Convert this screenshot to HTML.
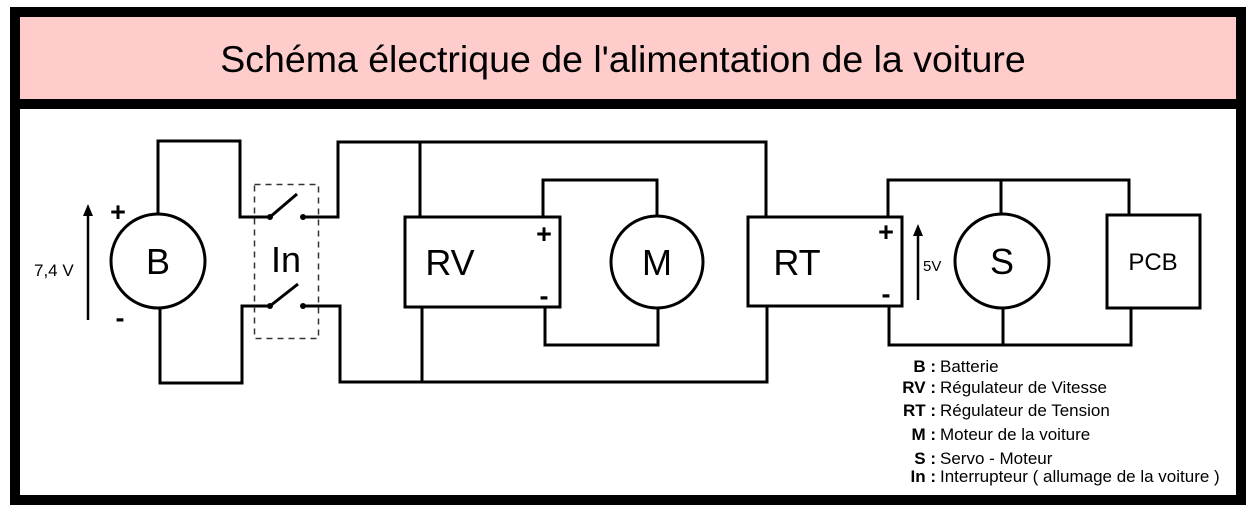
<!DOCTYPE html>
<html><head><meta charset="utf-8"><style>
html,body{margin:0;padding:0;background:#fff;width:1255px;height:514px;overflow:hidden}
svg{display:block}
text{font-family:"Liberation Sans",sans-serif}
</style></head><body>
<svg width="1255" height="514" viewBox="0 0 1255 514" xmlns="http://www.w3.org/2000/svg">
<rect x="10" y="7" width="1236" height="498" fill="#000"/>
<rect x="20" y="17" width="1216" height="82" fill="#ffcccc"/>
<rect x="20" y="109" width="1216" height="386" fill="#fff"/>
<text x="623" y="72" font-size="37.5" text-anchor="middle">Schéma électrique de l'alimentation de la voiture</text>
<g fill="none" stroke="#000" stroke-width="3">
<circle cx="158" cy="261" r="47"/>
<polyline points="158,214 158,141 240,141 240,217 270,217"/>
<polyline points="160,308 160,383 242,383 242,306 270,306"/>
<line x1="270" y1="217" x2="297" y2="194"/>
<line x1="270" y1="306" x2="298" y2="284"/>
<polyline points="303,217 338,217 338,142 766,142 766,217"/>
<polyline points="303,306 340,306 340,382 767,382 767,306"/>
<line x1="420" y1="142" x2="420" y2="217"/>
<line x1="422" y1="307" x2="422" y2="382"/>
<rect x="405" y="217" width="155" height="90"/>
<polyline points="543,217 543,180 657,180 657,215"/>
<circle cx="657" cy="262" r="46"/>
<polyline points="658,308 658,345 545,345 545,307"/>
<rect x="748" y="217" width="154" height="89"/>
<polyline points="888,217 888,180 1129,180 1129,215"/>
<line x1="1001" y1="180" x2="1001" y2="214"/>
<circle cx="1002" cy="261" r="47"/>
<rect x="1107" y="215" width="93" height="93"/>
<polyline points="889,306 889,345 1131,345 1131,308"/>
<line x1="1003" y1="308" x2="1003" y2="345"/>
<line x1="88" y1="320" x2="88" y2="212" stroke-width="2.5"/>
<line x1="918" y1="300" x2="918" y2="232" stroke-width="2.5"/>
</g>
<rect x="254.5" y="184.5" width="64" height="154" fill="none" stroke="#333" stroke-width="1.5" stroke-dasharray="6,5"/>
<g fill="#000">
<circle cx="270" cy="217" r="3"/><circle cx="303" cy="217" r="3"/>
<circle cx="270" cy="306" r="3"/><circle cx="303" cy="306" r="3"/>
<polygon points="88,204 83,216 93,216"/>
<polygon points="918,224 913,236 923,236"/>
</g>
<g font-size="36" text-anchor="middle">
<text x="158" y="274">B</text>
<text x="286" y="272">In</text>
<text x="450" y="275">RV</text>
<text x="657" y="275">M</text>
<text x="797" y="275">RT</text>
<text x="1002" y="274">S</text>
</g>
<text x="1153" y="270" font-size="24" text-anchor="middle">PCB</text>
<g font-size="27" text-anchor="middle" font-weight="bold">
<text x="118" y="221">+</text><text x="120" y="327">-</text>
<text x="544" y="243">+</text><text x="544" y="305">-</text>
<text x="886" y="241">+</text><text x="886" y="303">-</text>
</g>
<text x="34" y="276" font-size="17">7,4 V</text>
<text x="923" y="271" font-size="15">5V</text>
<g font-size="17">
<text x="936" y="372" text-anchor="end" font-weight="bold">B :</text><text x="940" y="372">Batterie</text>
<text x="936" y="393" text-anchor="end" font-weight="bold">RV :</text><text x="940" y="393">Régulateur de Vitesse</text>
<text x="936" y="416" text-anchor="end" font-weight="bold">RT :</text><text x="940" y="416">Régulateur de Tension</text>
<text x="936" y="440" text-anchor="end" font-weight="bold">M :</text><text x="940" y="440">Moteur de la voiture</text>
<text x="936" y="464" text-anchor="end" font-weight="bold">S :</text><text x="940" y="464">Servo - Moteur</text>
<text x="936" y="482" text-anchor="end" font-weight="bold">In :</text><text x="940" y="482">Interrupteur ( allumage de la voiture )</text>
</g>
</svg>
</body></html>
# # #
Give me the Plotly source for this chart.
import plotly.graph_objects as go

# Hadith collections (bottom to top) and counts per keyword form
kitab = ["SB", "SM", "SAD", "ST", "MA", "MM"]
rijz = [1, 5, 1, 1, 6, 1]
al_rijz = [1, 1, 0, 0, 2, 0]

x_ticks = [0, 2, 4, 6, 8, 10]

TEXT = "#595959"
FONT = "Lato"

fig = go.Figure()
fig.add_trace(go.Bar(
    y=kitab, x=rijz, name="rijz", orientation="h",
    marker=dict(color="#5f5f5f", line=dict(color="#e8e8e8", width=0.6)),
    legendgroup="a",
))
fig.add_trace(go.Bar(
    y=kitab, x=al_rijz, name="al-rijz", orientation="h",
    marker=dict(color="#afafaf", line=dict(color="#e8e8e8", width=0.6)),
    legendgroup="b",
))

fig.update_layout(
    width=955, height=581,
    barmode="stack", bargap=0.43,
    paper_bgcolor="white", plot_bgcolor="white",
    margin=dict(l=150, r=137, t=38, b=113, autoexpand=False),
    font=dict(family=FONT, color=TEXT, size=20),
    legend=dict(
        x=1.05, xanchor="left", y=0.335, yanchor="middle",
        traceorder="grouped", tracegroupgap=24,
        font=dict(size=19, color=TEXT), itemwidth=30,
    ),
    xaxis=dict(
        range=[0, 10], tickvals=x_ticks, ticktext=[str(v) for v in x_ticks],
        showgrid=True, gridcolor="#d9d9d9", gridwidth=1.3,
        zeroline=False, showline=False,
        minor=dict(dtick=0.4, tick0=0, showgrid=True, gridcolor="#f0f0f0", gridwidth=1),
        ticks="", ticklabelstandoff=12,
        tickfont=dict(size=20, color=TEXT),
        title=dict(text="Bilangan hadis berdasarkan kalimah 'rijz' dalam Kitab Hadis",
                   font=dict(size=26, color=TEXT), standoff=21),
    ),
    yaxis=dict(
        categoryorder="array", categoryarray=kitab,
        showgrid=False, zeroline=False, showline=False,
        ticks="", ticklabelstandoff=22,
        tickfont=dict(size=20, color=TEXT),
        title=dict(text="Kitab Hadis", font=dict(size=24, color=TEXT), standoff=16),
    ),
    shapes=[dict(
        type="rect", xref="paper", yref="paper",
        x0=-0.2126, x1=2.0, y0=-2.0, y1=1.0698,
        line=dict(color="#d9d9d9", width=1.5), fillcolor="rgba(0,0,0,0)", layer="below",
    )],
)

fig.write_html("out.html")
# # #
- The request -
Report each line in the data that holds the word "this".

- Response to the exercise -
Convert this screenshot to HTML.
Give me the Plotly source for this chart.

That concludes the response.